The 2023 guidance set very restrictive criteria. It considered biometric identification—comparing a sample against multiple identities—and authentication—one-to-one verification—could involve processing special categories of data when they allow unambiguous identification. It also categorized these projects as high-risk processing and mandated a Data Protection Impact Assessment (DPIA) before implementation.

These criteria had immediate effects on the market. HR departments, security integrators, terminal manufacturers, and SaaS providers reviewed projects that were previously offered as a convenient way to avoid cards, codes, or manual logs.

The possible annulment of the guidance would remove or weaken this administrative reference, but would not eliminate the GDPR. Any organization processing biometric data must still have a legal basis under Article 6 and a condition to lift the restrictions of Article 9 when processing special categories.

It must also demonstrate that the system is necessary for the intended purpose. The legal obligation to record working hours does not require biometric data: it can be fulfilled with an app, card, code, digital certificate, or organizational procedure. The company would need to justify why these alternatives are unsuitable in their case.

Consent does not always solve the problem either. In employment relationships, it can be difficult to prove that an employee’s decision is truly voluntary, especially when rejecting biometric systems results in disadvantages, additional procedures, or limited access to the workplace.

Technology does not eliminate legal risks

Providers often find it tempting to present architectures as solutions that no longer process biometric data. It’s common to hear that a mathematical template isn’t a fingerprint, that the system doesn’t store photographs, or that the pattern cannot reconstruct the original face.

However, the AEPD’s guidance states that a biometric template remains a personal data when it allows for identifying a person within a system. The fact that a human cannot interpret the file directly does not eliminate its capacity to link records, authenticate access, or trigger automated decisions.

The way the product is designed does influence the risk level. A system that stores the template on a card under the user’s control presents different risks than a central database holding biometric patterns for all employees. Similarly, local one-to-one authentication and one-to-many recognition to find a match among thousands are not equivalent.

Measures to reduce exposure include local storage, encryption, separation between the template and identifiable data, periodic renewal of biometric references, and automatic deletion once employment ends. None of these alone establish legal authorization but can help satisfy criteria of necessity, proportionality, and security.

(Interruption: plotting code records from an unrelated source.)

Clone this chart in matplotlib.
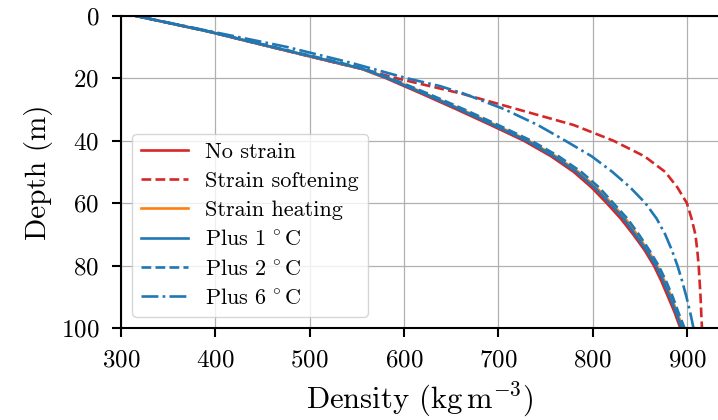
import numpy as np
import matplotlib
matplotlib.use('Agg')
import matplotlib.pyplot as plt

# depth grid (m) and density profiles (kg m^-3)
depth = [0, 5, 10, 15, 17, 20, 22.5, 25, 30, 35, 40, 45, 50, 55, 60, 65, 70, 75, 80, 85, 90, 95, 100]

no_strain = [315, 392, 459, 527, 555, 581, 600, 619, 656, 692, 727, 756, 780, 799, 815, 830, 843, 855, 865, 873, 880, 887, 893]
strain_softening = [315, 392, 459, 527, 555, 592, 627, 662, 721, 780, 822, 855, 877, 890, 900, 905, 909, 911, 912.5, 913.5, 914.5, 915.2, 916]
strain_heating = [315, 392, 460, 529, 556, 584, 604, 623, 661, 697, 732, 761, 785, 804, 820, 835, 847, 858.5, 868.5, 876.5, 883.5, 889.5, 896]
plus_1 = [315, 392, 460, 529, 556, 583, 602, 622, 659, 695, 730, 759, 783, 802, 818, 833, 845, 857, 867, 875, 882, 888.5, 894.5]
plus_2 = [315, 393, 462, 532, 558, 586, 606, 626, 664, 700, 735, 764, 788, 807, 822, 837, 849, 860, 870, 878, 885, 891, 897.5]
plus_6 = [315, 395, 476, 543, 567, 603, 638, 664, 707, 742, 771, 799, 821, 840, 856, 868, 877, 884, 890, 895, 899.5, 903.5, 907]

plt.rcParams['font.family'] = 'serif'
plt.rcParams['font.serif'] = ['cmr10']
plt.rcParams['mathtext.fontset'] = 'cm'
plt.rcParams['axes.formatter.use_mathtext'] = True

fig = plt.figure(figsize=(7.18, 4.2), dpi=100)
ax = fig.add_axes([0.1685, 0.219, 0.8315, 0.7435])

lw = 1.9
ax.plot(no_strain, depth, color='tab:red', lw=lw, label='No strain')
ax.plot(strain_softening, depth, color='tab:red', lw=lw, ls='--', label='Strain softening')
ax.plot(strain_heating, depth, color='tab:orange', lw=lw, label='Strain heating')
ax.plot(plus_1, depth, color='tab:blue', lw=lw, label=r'Plus $1\,^\circ\mathrm{C}$')
ax.plot(plus_2, depth, color='tab:blue', lw=lw, ls='--', label=r'Plus $2\,^\circ\mathrm{C}$')
ax.plot(plus_6, depth, color='tab:blue', lw=lw, ls='-.', label=r'Plus $6\,^\circ\mathrm{C}$')

ax.set_xlim(300, 933)
ax.set_ylim(100, 0)
ax.set_xticks(np.arange(300, 901, 100))
ax.set_yticks(np.arange(0, 101, 20))
ax.grid(True, color='#b0b0b0', lw=0.9)
ax.set_axisbelow(True)

ax.spines['right'].set_visible(False)
for s in ['top', 'left', 'bottom']:
    ax.spines[s].set_linewidth(1.5)
ax.tick_params(axis='both', direction='out', length=6.5, width=1.5, labelsize=18)
ax.tick_params(axis='x', pad=9)
ax.tick_params(axis='y', pad=9)

ax.set_xlabel(r'Density ($\mathrm{kg\,m^{-3}}$)', fontsize=22, labelpad=6)
ax.set_ylabel('Depth (m)', fontsize=21, labelpad=6)

ax.legend(loc='lower left', fontsize=16, framealpha=0.8, borderaxespad=0.5,
          handlelength=2.1, labelspacing=0.42)

fig.savefig('out.png', dpi=100)
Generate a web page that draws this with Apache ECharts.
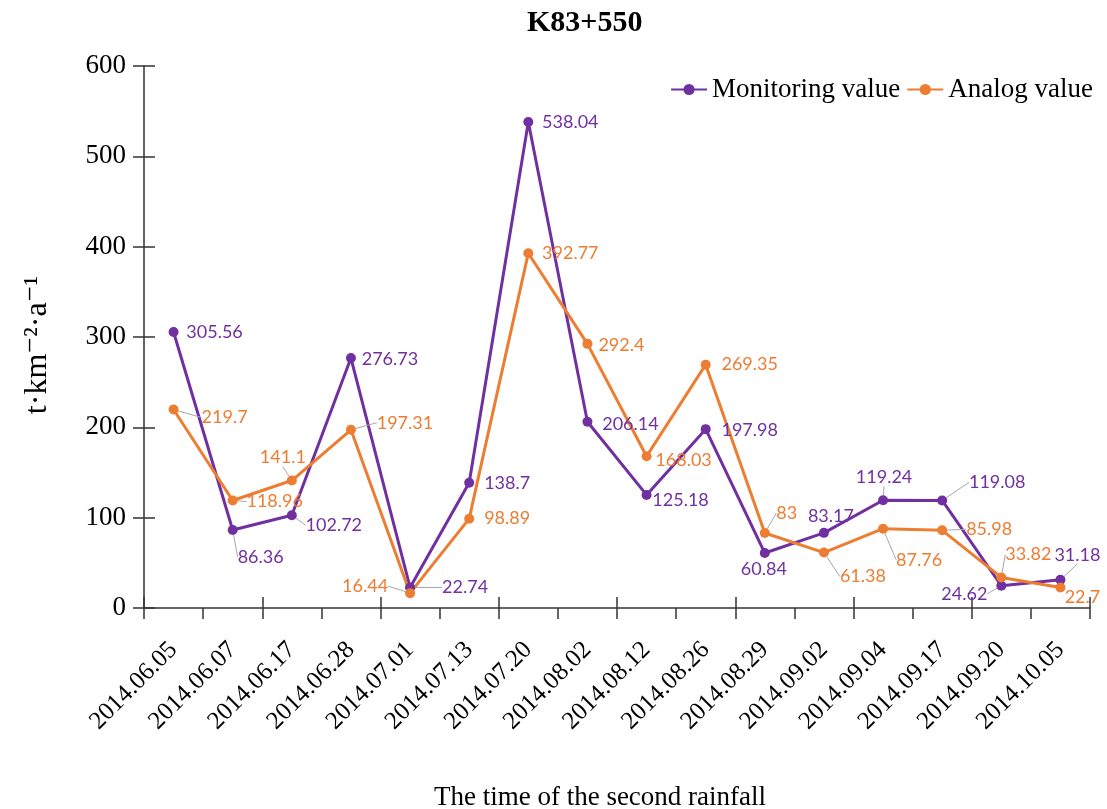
<!DOCTYPE html>
<html><head><meta charset="utf-8">
<script src="https://cdn.jsdelivr.net/npm/echarts@6/dist/echarts.min.js"></script>
<style>html,body{margin:0;padding:0;background:#fff}#c{width:1107px;height:809px}</style>
</head><body><div id="c"></div>
<script>
const categories = ['2014.06.05','2014.06.07','2014.06.17','2014.06.28','2014.07.01','2014.07.13','2014.07.20','2014.08.02','2014.08.12','2014.08.26','2014.08.29','2014.09.02','2014.09.04','2014.09.17','2014.09.20','2014.10.05'];
const monitoring = [305.56, 86.36, 102.72, 276.73, 22.74, 138.7, 538.04, 206.14, 125.18, 197.98, 60.84, 83.17, 119.24, 119.08, 24.62, 31.18];
const analog = [219.7, 118.96, 141.1, 197.31, 16.44, 98.89, 392.77, 292.4, 168.03, 269.35, 83, 61.38, 87.76, 85.98, 33.82, 22.7];
const yTicks = [0, 100, 200, 300, 400, 500, 600];

// label placement (offset of label centre from its point) and leader-line flags
const monOffsets = [[41,0],[28,27],[42,10],[39,1],[55,0],[38,0],[42,0],[43,2],[34,5],[44,1],[-1,16],[7,-17],[1,-23],[55,-18],[-37,8],[17,-25]];
const monLeader  = [0,1,1,0,1,0,0,0,0,0,0,0,1,1,1,1];
const anaOffsets = [[51,8],[42,1],[-9,-23],[54,-7],[-45,-7],[38,0],[42,0],[34,1],[37,4],[44,0],[22,-20],[39,24],[36,31],[47,-1],[27,-23],[22,10]];
const anaLeader  = [1,1,1,1,1,0,0,0,0,0,1,1,1,1,1,0];

const PURPLE = '#7030A0', ORANGE = '#ED7D31';
const SERIF = '"Liberation Serif","DejaVu Serif",serif';

function mkSeries(name, vals, color, offs, leader) {
  return {
    name, type: 'line', data: vals.map((v, i) => ({
      value: v,
      labelLine: { show: !!leader[i] }
    })),
    symbol: 'circle', symbolSize: 10,
    lineStyle: { color, width: 3 },
    itemStyle: { color },
    label: { show: true, position: 'inside', color, fontFamily: 'Lato', fontSize: 18 },
    labelLine: { show: false, lineStyle: { color: '#A6A6A6', width: 1 } },
    labelLayout: (p) => ({ dx: offs[p.dataIndex][0], dy: offs[p.dataIndex][1] }),
    z: 3
  };
}

const chart = echarts.init(document.getElementById('c'));
chart.setOption({
  animation: false,
  title: { text: 'K83+550', left: 522, top: 3, textStyle: { fontFamily: SERIF, fontWeight: 'bold', fontSize: 30, color: '#000' } },
  legend: {
    top: 71, right: 9, itemWidth: 36, itemHeight: 14, itemGap: 6,
    textStyle: { fontFamily: SERIF, fontSize: 27, color: '#000' },
    data: ['Monitoring value', 'Analog value']
  },
  grid: { left: 144, right: 17, top: 66, bottom: 201, containLabel: false, outerBoundsMode: 'none' },
  xAxis: [{
    type: 'category', data: categories, boundaryGap: true,
    axisLine: { lineStyle: { color: '#333', width: 1.5 } },
    axisTick: { show: true, length: 11, lineStyle: { color: '#333', width: 1.5 } },
    axisLabel: { rotate: 45, margin: 38, fontFamily: SERIF, fontSize: 25, color: '#000', interval: 0 },
    name: 'The time of the second rainfall', nameLocation: 'middle', nameGap: 176,
    nameTextStyle: { fontFamily: SERIF, fontSize: 27, color: '#000', padding: [0, 34, 0, 0] }
  }, {
    type: 'category', data: categories, boundaryGap: true, position: 'bottom',
    axisLine: { show: false },
    axisTick: { show: true, inside: true, length: 11, lineStyle: { color: '#333', width: 1.5 } },
    axisLabel: { show: false }
  }],
  yAxis: [{
    type: 'value', min: 0, max: 600, interval: 100,
    axisLine: { show: true, lineStyle: { color: '#333', width: 1.5 } },
    axisTick: { show: true, length: 11, lineStyle: { color: '#333', width: 1.5 } },
    splitLine: { show: false },
    axisLabel: { margin: 18, fontFamily: SERIF, fontSize: 27, color: '#000',
      formatter: (v) => yTicks.includes(v) ? String(v) : '' },
    name: 't·km⁻²·a⁻¹', nameLocation: 'middle', nameGap: 90, nameRotate: 90,
    nameTextStyle: { fontFamily: SERIF, fontSize: 32, color: '#000', padding: [0, 16, 0, 0] }
  }, {
    type: 'value', min: 0, max: 600, interval: 100, position: 'left',
    axisLine: { show: false },
    axisTick: { show: true, inside: true, length: 11, lineStyle: { color: '#333', width: 1.5 } },
    splitLine: { show: false }, axisLabel: { show: false }
  }],
  series: [
    mkSeries('Monitoring value', monitoring, PURPLE, monOffsets, monLeader),
    mkSeries('Analog value', analog, ORANGE, anaOffsets, anaLeader)
  ]
});
</script></body></html>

Technical managers should also consider what happens if a reference is compromised. Passwords can be changed, but a fingerprint or facial features remain with the individual for life. Mechanisms that generate revocable or unlinkable templates across services can mitigate some risk, provided their properties are demonstrated and not just marketed claims.

The impact assessment should extend beyond the biometric reader. It should cover the management app, application programming interfaces (APIs), backups, access logs, cloud provider, support equipment, and any integration with payroll, attendance tracking, or physical security systems.

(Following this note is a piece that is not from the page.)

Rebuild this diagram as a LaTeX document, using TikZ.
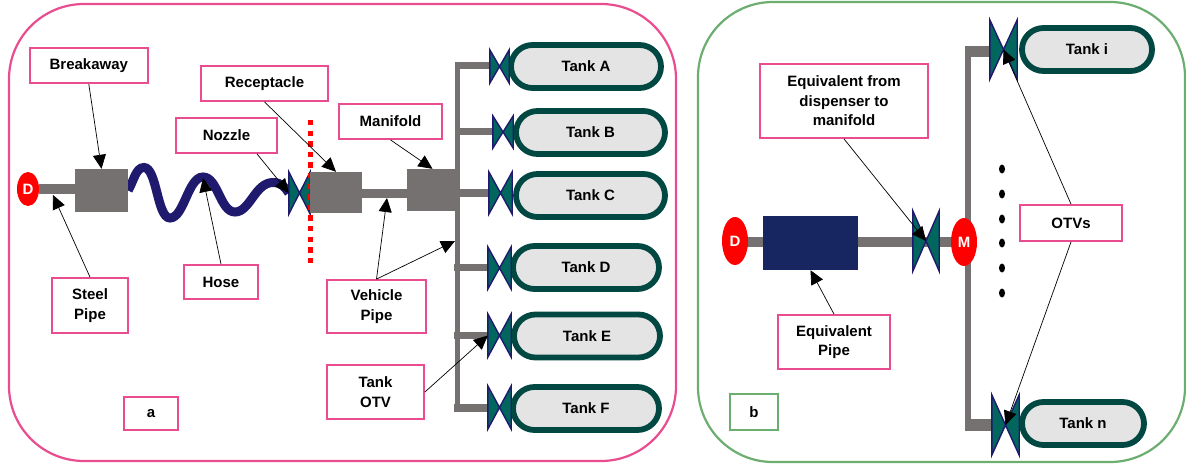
\documentclass[tikz,border=0pt]{standalone}
\usepackage{color}
\usepackage{fontspec}
\setmainfont{Liberation Sans}
\usetikzlibrary{arrows.meta,backgrounds,shapes.geometric,shapes.misc}
\definecolor{panelpink}{RGB}{233,76,143}
\definecolor{panelgreen}{RGB}{108,174,112}
\definecolor{pipegray}{RGB}{118,113,113}
\definecolor{hosenavy}{RGB}{31,26,110}
\definecolor{eqnavy}{RGB}{23,37,96}
\definecolor{valveteal}{RGB}{0,102,94}
\definecolor{tankdark}{RGB}{2,72,66}
\definecolor{tankfill}{RGB}{228,228,228}
\begin{document}
\begin{tikzpicture}[x=1pt,y=1pt,
        panel/.style={draw,line width=2.2pt,rounded corners=75pt},
        lblbox/.style={draw=panelpink,fill=white,line width=1.8pt,align=center,font=\fontsize{15}{19.5}\selectfont\bfseries},
        tank/.style={rounded rectangle,draw=tankdark,fill=tankfill,line width=5.8pt,minimum height=43pt,font=\fontsize{15}{19.5}\selectfont\bfseries},
        valve/.style={rectangle},
        bowtie/.style={draw=hosenavy,fill=valveteal,line width=1.4pt,line join=miter},
        graybox/.style={rectangle,fill=pipegray},
        pipe/.style={draw=pipegray},
        redcap/.style={ellipse,fill=red,text=white,font=\fontsize{15}{19.5}\selectfont\bfseries},
        pointer/.style={-{Triangle[length=14pt,width=13pt]},black,line width=0.7pt},
        dotmark/.style={ellipse,fill=black,minimum width=6pt,minimum height=9pt}]
        \tikzstyle{every node}+=[inner sep=0pt]
        \useasboundingbox (0,0) rectangle (1186,-466);

        \node [panel,draw=panelpink,minimum width=667pt,minimum height=457pt] (panela) at (342.5,-232.5) {};
        \node [panel,draw=panelgreen,minimum width=487pt,minimum height=460pt] (panelb) at (941.5,-232) {};

        \node [redcap,minimum width=22pt,minimum height=34pt] (dispa) at (28,-189) {D};
        \node [graybox,minimum width=53pt,minimum height=43pt] (breakawaybox) at (101.5,-190.5) {};
        \node [valve,minimum width=21pt,minimum height=42pt] (nozzlevalve) at (299.5,-193) {};
        \draw [bowtie] (nozzlevalve.north west) -- (nozzlevalve.south east) -- (nozzlevalve.north east) -- (nozzlevalve.south west) -- cycle;
        \coordinate (cuttop) at (310.5,-120);
        \coordinate (cutbot) at (310.5,-268);
        \draw [red,line width=5pt,dash pattern=on 5.4pt off 5.2pt] (cuttop) -- (cutbot);
        \node [graybox,minimum width=52pt,minimum height=41pt] (receptaclebox) at (336,-192.5) {};
        \node [graybox,minimum width=51pt,minimum height=42pt] (manifoldbox) at (432.5,-190) {};

        \node [tank,minimum width=150pt] (tanka) at (586,-66.5) {Tank A};
        \node [tank,minimum width=149pt] (tankb) at (590.5,-132.5) {Tank B};
        \node [tank,minimum width=149pt] (tankc) at (590.5,-195.5) {Tank C};
        \node [tank,minimum width=146pt] (tankd) at (586,-267.5) {Tank D};
        \node [tank,minimum width=146pt] (tanke) at (587,-336) {Tank E};
        \node [tank,minimum width=146pt] (tankf) at (586,-408.5) {Tank F};

        \node [valve,minimum width=19pt,minimum height=33pt] (valvea) at (499.5,-66.5) {};
        \draw [bowtie] (valvea.north west) -- (valvea.south east) -- (valvea.north east) -- (valvea.south west) -- cycle;
        \node [valve,minimum width=20pt,minimum height=32pt] (valveb) at (503,-132) {};
        \draw [bowtie] (valveb.north west) -- (valveb.south east) -- (valveb.north east) -- (valveb.south west) -- cycle;
        \node [valve,minimum width=23pt,minimum height=42pt] (valvec) at (500.5,-193) {};
        \draw [bowtie] (valvec.north west) -- (valvec.south east) -- (valvec.north east) -- (valvec.south west) -- cycle;
        \node [valve,minimum width=23pt,minimum height=42pt] (valved) at (499.5,-268) {};
        \draw [bowtie] (valved.north west) -- (valved.south east) -- (valved.north east) -- (valved.south west) -- cycle;
        \node [valve,minimum width=23pt,minimum height=43pt] (valvee) at (499.5,-335.5) {};
        \draw [bowtie] (valvee.north west) -- (valvee.south east) -- (valvee.north east) -- (valvee.south west) -- cycle;
        \node [valve,minimum width=23pt,minimum height=43pt] (valvef) at (499.5,-407.5) {};
        \draw [bowtie] (valvef.north west) -- (valvef.south east) -- (valvef.north east) -- (valvef.south west) -- cycle;

        \coordinate (busa) at (457.5,-65.5);
        \coordinate (busb) at (457.5,-131.5);
        \coordinate (busc) at (457.5,-193);
        \coordinate (busd) at (454,-267.5);
        \coordinate (buse) at (454,-335.5);
        \coordinate (busf) at (454,-408);
        \coordinate (bustop) at (457.5,-62);
        \coordinate (busbot) at (457.5,-412);

        \begin{scope}[on background layer]
        \draw [pipe,line width=10pt] (dispa) -- (dispa -| breakawaybox.west);
        \draw [pipe,line width=9pt] (receptaclebox.east |- 0,-193) -- (manifoldbox.west |- 0,-193);
        \draw [pipe,line width=5.5pt] (bustop) -- (busbot);
        \draw [pipe,line width=7pt] (busa) -- (valvea.west |- busa);
        \draw [pipe,line width=7pt] (busb) -- (valveb.west |- busb);
        \draw [pipe,line width=8pt] (busc) -- (valvec.west |- busc);
        \draw [pipe,line width=7pt] (busd) -- (valved.west |- busd);
        \draw [pipe,line width=7pt] (buse) -- (valvee.west |- buse);
        \draw [pipe,line width=8pt] (busf) -- (valvef.west |- busf);
        \draw [hosenavy,line width=9pt] (breakawaybox.east) .. controls (134,-180) and (136,-167.5) .. (144,-167.5) .. controls (157,-167.5) and (157,-218) .. (170,-218) .. controls (184,-218) and (188,-177) .. (203,-177) .. controls (218,-177) and (220,-212) .. (235,-212) .. controls (250,-212) and (255,-182.5) .. (273,-182.5) .. controls (281,-182.5) and (285,-187) .. (nozzlevalve.west);
        \end{scope}

        \node [redcap,minimum width=26pt,minimum height=48pt] (dispb) at (735,-241) {D};
        \node [rectangle,fill=eqnavy,minimum width=95pt,minimum height=54pt] (eqbox) at (810.5,-243) {};
        \node [valve,minimum width=26pt,minimum height=60pt] (eqvalve) at (926,-241) {};
        \draw [bowtie] (eqvalve.north west) -- (eqvalve.south east) -- (eqvalve.north east) -- (eqvalve.south west) -- cycle;
        \node [redcap,minimum width=26pt,minimum height=48pt] (manib) at (964,-242) {M};
        \node [tank,minimum width=130pt] (tanki) at (1087,-49.5) {Tank i};
        \node [tank,minimum width=122pt] (tankn) at (1083,-423.5) {Tank n};
        \node [valve,minimum width=27pt,minimum height=59pt] (valvei) at (1003.5,-49.5) {};
        \draw [bowtie] (valvei.north west) -- (valvei.south east) -- (valvei.north east) -- (valvei.south west) -- cycle;
        \node [valve,minimum width=27pt,minimum height=60pt] (valven) at (1005.5,-425) {};
        \draw [bowtie] (valven.north west) -- (valven.south east) -- (valven.north east) -- (valven.south west) -- cycle;

        \coordinate (riserb) at (967.5,-51);
        \coordinate (dropb) at (967.5,-425);

        \begin{scope}[on background layer]
        \draw [pipe,line width=10pt] (dispb.center |- 0,-242) -- (manib.center);
        \draw [pipe,line width=6pt] (manib.center |- 0,-242) ++(3.5,0) -- (riserb);
        \draw [pipe,line width=6pt] (manib.center |- 0,-242) ++(3.5,0) -- (dropb);
        \draw [pipe,line width=11pt] (965,-51) -- (valvei.west |- riserb);
        \draw [pipe,line width=12pt] (965,-425) -- (valven.west |- dropb);
        \end{scope}

        \foreach \dotname/\doty in {dota/169,dotb/194,dotc/219,dotd/243,dote/268,dotf/293}
        {
                \node [dotmark] (\dotname) at (1002,-\doty) {};
        }

        \node [lblbox,minimum width=118pt,minimum height=35pt] (breakawaylbl) at (88.8,-65.7) {Breakaway};
        \node [lblbox,minimum width=127pt,minimum height=35pt] (receptaclelbl) at (264.5,-83.5) {Receptacle};
        \node [lblbox,minimum width=101pt,minimum height=35pt] (nozzlelbl) at (226.5,-135.5) {Nozzle};
        \node [lblbox,minimum width=103pt,minimum height=35pt] (manifoldlbl) at (390.5,-121.5) {Manifold};
        \node [lblbox,minimum width=74pt,minimum height=34pt] (hoselbl) at (221,-282) {Hose};
        \node [lblbox,minimum width=76pt,minimum height=55pt] (steellbl) at (90,-305.5) {Steel\\Pipe};
        \node [lblbox,minimum width=99pt,minimum height=53pt] (vehiclelbl) at (376.5,-306.5) {Vehicle\\Pipe};
        \node [lblbox,minimum width=97pt,minimum height=54pt] (otvlbl) at (375.5,-392) {Tank\\OTV};
        \node [lblbox,minimum width=54pt,minimum height=33pt] (taga) at (151,-413.5) {a};
        \node [lblbox,minimum width=168pt,minimum height=74pt] (eqfromlbl) at (844,-101) {Equivalent from\\dispenser to\\manifold};
        \node [lblbox,minimum width=102pt,minimum height=36pt] (otvslbl) at (1071,-223) {OTVs};
        \node [lblbox,minimum width=112pt,minimum height=54pt] (eqpipelbl) at (834,-342) {Equivalent\\Pipe};
        \node [lblbox,draw=panelgreen,minimum width=48pt,minimum height=36pt] (tagb) at (754,-412) {b};

        \coordinate (steelend) at (53,-195);
        \coordinate (hoseend) at (203,-178);
        \coordinate (vehicleenda) at (387,-198);
        \coordinate (vehicleendb) at (455,-241);

        \draw [pointer] (breakawaylbl.south) -- (breakawaybox.north);
        \draw [pointer] (steellbl.north) -- (steelend);
        \draw [pointer] (hoselbl.north) -- (hoseend);
        \draw [pointer] (nozzlelbl.south) ++(30.5,0) -- (nozzlevalve.west);
        \draw [pointer] (receptaclelbl.south) -- (receptaclebox.north);
        \draw [pointer] (manifoldlbl.south) -- (manifoldbox.north);
        \draw [pointer] (vehiclelbl.north) -- (vehicleenda);
        \draw [pointer] (vehiclelbl.north) -- (vehicleendb);
        \draw [pointer] (otvlbl.east) -- (valvee.west);
        \draw [pointer] (eqfromlbl.south) -- (eqvalve.center);
        \draw [pointer] (eqpipelbl.north) -- (eqbox.south);
        \draw [pointer] (otvslbl.north) -- (valvei.center);
        \draw [pointer] (otvslbl.south) -- (valven.center);
\end{tikzpicture}
\end{document}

Implications for companies and tech providers

If the upheld ruling confirms the broad scope discussed, it could influence how the AEPD issues general criteria. The Organic Law 3/2018 allows the Agency’s President to issue circulars establishing the authority’s criteria. These are binding once published in the Official State Gazette (BOE).

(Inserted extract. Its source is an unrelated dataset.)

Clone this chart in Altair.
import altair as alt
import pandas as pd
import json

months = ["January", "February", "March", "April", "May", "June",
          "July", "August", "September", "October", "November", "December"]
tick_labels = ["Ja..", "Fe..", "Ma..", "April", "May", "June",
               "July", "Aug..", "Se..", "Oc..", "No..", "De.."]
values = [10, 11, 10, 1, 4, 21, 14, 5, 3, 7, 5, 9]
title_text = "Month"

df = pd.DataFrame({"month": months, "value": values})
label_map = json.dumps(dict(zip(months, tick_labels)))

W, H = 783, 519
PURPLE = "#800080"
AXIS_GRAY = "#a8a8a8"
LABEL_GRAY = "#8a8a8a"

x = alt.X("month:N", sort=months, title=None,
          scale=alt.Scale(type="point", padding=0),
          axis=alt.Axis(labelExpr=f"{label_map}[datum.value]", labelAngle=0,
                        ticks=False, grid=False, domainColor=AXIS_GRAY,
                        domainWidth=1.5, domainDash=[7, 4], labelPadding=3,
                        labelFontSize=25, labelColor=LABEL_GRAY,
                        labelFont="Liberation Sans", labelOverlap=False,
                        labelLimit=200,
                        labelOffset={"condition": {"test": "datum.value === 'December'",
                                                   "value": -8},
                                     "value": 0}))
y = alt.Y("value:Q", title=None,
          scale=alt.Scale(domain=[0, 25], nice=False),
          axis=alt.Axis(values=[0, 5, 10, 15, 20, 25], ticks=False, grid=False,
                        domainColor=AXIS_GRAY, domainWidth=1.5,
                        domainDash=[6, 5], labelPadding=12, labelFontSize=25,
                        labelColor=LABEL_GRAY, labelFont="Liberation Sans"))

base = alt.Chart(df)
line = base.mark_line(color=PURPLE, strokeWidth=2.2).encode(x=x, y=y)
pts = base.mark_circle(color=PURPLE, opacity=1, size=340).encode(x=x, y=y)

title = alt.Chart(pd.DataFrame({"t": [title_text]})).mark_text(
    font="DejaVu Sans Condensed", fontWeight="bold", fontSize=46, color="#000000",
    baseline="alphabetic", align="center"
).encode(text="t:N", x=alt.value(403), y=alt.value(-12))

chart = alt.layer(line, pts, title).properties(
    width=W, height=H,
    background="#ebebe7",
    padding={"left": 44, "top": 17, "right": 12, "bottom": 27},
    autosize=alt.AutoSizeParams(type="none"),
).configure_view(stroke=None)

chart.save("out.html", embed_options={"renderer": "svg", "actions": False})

The AEPD’s Statute requires a process involving a technical report, necessity justification, legal opinion, consultation procedures, State Council opinion, approval by the Presidency, and publication in the BOE. The court’s stance suggests that a guidance document cannot substitute that process if its wording effectively functions as a general rule.

For businesses, this creates uncertainty but not free rein. Companies that already abandoned a biometric project shouldn’t reactivate it solely based on a headline. Those operating such systems also can’t assume their compliance is resolved.

It is advisable to review, at minimum, the specific purpose, legal basis, condition under Article 9 of GDPR, less intrusive alternatives, technical architecture, retention periods, and mechanisms for individuals unable or unwilling to use the system.

Providers should avoid claims like “complies with GDPR” or “does not store biometric data” without explaining how the product actually works. Compliance depends not only on the device or algorithm but also on who uses it, for what purpose, how it’s configured, and what decisions are based on its outputs.

The ruling may lead the AEPD to issue a new, more guidance-oriented document, adopt a circular through the formal process, or wait until specific cases and rulings clarify the criteria.

Until the full decision is known, an appeal cannot be ruled out. The exact wording of the judgment will determine whether the entire guidance is invalidated, only the act that approved its publication, or only sections deemed to go beyond an informational role.

Frequently Asked Questions

Is it legal now to clock in using a fingerprint in a company?

There is no general authorization. Each organization must justify the treatment necessity, legal basis, and the condition allowing the use of biometric data.

What about biometric systems already installed?

They must still comply with GDPR. The potential annulment of the guidance does not eliminate impact assessments, security measures, or proportionality analyses that are required.

Does encrypting a biometric template make it no longer a personal data?

Not necessarily. Encryption protects the data but does not change its nature when it can still be used to identify or authenticate a person.

Can the AEPD set new criteria on biometric clocking?

Yes. It can issue guidelines, resolve specific cases, or develop circulars through the procedures provided by its Statute and Organic Law 3/2018.